[start]

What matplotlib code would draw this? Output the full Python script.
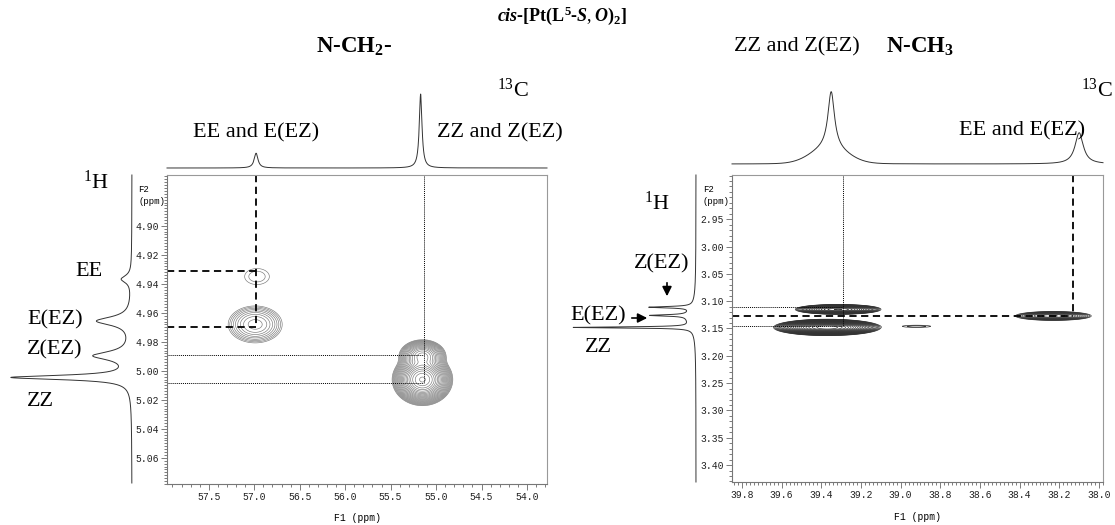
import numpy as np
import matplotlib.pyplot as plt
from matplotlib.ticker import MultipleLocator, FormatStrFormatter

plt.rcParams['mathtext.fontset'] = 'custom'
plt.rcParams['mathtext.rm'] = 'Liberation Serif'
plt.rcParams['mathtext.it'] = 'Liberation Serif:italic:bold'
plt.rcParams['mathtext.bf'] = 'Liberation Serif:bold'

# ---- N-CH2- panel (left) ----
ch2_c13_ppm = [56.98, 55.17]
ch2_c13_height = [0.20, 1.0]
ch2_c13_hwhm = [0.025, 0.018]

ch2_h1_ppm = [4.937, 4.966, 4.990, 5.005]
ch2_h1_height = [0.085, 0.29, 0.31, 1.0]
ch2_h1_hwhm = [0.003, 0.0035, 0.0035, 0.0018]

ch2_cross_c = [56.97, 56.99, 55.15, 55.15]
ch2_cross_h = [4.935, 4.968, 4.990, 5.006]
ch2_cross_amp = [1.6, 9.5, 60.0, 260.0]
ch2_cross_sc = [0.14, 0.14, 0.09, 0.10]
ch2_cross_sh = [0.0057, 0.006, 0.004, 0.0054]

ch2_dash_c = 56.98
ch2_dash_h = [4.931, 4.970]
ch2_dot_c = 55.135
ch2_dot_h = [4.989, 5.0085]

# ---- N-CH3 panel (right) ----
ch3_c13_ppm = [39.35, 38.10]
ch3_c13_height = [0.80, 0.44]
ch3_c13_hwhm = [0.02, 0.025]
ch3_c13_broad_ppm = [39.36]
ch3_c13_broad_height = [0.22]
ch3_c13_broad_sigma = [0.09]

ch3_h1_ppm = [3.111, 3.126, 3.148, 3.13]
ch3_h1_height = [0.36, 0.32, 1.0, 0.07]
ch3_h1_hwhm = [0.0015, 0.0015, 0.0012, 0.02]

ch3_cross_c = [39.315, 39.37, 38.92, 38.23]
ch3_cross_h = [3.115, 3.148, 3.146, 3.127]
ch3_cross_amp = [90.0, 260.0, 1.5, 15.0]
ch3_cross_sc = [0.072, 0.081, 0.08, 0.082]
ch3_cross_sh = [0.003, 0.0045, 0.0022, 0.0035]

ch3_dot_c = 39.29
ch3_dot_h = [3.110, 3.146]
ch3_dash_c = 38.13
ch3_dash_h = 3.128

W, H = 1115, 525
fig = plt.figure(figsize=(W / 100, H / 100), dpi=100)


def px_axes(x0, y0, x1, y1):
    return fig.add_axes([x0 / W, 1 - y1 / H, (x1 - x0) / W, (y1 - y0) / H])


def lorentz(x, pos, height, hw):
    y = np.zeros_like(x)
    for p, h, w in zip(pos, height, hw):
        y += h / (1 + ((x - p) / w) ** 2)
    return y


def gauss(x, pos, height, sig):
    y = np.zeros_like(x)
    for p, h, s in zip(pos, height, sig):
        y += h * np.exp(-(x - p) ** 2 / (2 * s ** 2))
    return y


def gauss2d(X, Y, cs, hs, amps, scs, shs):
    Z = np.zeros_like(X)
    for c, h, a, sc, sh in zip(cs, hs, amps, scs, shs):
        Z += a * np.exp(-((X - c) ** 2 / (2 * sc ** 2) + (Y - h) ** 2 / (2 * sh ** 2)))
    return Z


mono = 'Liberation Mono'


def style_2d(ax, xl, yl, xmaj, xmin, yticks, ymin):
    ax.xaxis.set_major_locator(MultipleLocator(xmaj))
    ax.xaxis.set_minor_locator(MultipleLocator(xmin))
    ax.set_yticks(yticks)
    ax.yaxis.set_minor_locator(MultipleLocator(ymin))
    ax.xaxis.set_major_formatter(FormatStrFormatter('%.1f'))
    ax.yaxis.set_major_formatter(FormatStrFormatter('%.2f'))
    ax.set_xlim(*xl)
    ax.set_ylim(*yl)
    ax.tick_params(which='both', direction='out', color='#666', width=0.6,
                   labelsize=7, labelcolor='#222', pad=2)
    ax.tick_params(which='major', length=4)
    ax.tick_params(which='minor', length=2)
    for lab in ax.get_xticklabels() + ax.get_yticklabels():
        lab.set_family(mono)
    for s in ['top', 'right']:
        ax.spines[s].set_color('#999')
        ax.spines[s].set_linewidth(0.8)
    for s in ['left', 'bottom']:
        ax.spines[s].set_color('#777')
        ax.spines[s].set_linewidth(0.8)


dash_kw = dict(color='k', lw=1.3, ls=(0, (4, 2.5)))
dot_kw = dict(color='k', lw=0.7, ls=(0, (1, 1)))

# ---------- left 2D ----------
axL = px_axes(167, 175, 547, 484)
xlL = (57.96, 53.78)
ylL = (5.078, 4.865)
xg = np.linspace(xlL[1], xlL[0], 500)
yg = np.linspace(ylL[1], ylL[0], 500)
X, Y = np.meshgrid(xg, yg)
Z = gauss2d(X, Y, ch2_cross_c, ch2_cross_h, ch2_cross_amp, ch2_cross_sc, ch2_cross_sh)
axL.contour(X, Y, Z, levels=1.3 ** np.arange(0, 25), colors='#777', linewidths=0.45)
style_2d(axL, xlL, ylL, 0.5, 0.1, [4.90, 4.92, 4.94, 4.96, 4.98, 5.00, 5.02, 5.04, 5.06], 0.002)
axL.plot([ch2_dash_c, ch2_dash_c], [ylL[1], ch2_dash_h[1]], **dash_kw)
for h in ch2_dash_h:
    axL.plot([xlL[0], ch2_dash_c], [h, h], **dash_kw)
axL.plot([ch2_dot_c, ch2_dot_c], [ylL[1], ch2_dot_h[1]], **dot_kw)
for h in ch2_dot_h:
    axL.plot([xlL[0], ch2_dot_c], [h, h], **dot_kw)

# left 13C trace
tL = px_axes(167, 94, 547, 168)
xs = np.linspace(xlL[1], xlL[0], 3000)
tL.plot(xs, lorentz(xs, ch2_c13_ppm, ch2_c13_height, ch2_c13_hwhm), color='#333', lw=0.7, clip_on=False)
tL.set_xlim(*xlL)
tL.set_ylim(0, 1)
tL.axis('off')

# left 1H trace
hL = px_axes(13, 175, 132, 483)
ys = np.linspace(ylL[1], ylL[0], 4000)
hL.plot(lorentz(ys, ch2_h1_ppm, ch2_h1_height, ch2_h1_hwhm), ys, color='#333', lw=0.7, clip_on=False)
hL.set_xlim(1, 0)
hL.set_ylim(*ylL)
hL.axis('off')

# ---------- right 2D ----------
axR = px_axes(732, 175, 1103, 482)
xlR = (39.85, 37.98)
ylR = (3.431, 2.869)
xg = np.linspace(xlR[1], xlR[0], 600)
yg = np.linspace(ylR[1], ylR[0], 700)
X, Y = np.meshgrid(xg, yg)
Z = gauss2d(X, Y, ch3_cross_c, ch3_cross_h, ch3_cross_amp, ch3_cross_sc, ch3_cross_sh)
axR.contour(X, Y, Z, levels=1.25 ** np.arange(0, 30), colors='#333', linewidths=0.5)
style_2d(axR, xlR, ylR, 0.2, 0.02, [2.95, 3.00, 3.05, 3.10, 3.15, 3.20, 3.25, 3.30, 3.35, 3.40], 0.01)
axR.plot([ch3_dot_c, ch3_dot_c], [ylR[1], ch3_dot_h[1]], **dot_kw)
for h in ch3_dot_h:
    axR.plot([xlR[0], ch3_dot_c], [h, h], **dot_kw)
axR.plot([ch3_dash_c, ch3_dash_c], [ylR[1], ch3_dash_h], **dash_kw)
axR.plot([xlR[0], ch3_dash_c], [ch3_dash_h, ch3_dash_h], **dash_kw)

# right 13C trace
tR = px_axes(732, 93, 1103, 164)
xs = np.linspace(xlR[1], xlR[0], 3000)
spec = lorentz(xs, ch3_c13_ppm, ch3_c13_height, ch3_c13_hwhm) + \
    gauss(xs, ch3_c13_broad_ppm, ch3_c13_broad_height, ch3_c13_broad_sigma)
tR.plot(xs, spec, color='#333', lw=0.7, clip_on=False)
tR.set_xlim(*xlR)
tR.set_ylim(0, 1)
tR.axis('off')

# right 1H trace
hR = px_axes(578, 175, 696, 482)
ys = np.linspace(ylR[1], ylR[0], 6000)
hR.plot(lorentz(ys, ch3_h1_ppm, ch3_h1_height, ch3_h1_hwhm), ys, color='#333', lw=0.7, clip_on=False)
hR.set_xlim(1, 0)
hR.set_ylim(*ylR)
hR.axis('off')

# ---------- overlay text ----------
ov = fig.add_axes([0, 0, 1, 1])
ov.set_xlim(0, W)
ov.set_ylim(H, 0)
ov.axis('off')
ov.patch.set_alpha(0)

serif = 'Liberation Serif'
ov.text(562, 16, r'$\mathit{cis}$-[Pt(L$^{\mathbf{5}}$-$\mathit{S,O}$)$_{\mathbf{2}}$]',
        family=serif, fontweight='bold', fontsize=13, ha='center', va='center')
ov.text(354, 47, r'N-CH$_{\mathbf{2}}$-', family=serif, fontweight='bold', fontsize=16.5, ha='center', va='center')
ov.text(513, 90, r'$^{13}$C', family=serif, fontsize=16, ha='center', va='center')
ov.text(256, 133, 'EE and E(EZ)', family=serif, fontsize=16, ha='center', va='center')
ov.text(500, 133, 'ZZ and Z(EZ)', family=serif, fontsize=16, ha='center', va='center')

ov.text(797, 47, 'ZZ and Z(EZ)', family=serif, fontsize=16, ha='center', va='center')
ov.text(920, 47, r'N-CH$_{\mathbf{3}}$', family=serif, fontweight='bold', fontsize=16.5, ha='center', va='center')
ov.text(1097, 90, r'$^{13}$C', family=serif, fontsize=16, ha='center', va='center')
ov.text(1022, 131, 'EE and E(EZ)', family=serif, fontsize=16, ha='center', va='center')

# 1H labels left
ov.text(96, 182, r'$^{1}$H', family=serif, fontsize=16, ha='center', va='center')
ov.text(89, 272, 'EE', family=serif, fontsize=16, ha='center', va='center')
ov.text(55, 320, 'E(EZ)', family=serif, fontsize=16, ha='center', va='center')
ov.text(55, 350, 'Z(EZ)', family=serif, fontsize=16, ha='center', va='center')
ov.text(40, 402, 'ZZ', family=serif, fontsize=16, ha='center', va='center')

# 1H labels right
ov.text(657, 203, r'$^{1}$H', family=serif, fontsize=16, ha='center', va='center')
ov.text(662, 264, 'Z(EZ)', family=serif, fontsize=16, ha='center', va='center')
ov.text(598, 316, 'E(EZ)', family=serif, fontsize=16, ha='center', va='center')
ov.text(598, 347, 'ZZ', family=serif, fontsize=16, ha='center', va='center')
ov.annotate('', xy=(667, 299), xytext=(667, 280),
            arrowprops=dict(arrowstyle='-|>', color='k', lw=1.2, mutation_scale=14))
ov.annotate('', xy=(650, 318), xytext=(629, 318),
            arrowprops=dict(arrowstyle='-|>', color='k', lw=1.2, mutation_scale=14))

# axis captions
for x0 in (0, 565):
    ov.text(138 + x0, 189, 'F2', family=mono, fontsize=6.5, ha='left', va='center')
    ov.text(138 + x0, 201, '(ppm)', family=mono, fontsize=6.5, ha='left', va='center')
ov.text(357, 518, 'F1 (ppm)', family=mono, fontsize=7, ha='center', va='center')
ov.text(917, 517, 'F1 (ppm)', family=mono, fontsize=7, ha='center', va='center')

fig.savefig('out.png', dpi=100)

[end]

> **Written task**
Exactly restate the lines from the beginning of the data through the line with "ch2_dot_h = [4.989, 5.0085]", and no others, keeping pictures out.

> **Solution**
What matplotlib code would draw this? Output the full Python script.
import numpy as np
import matplotlib.pyplot as plt
from matplotlib.ticker import MultipleLocator, FormatStrFormatter

plt.rcParams['mathtext.fontset'] = 'custom'
plt.rcParams['mathtext.rm'] = 'Liberation Serif'
plt.rcParams['mathtext.it'] = 'Liberation Serif:italic:bold'
plt.rcParams['mathtext.bf'] = 'Liberation Serif:bold'

# ---- N-CH2- panel (left) ----
ch2_c13_ppm = [56.98, 55.17]
ch2_c13_height = [0.20, 1.0]
ch2_c13_hwhm = [0.025, 0.018]

ch2_h1_ppm = [4.937, 4.966, 4.990, 5.005]
ch2_h1_height = [0.085, 0.29, 0.31, 1.0]
ch2_h1_hwhm = [0.003, 0.0035, 0.0035, 0.0018]

ch2_cross_c = [56.97, 56.99, 55.15, 55.15]
ch2_cross_h = [4.935, 4.968, 4.990, 5.006]
ch2_cross_amp = [1.6, 9.5, 60.0, 260.0]
ch2_cross_sc = [0.14, 0.14, 0.09, 0.10]
ch2_cross_sh = [0.0057, 0.006, 0.004, 0.0054]

ch2_dash_c = 56.98
ch2_dash_h = [4.931, 4.970]
ch2_dot_c = 55.135
ch2_dot_h = [4.989, 5.0085]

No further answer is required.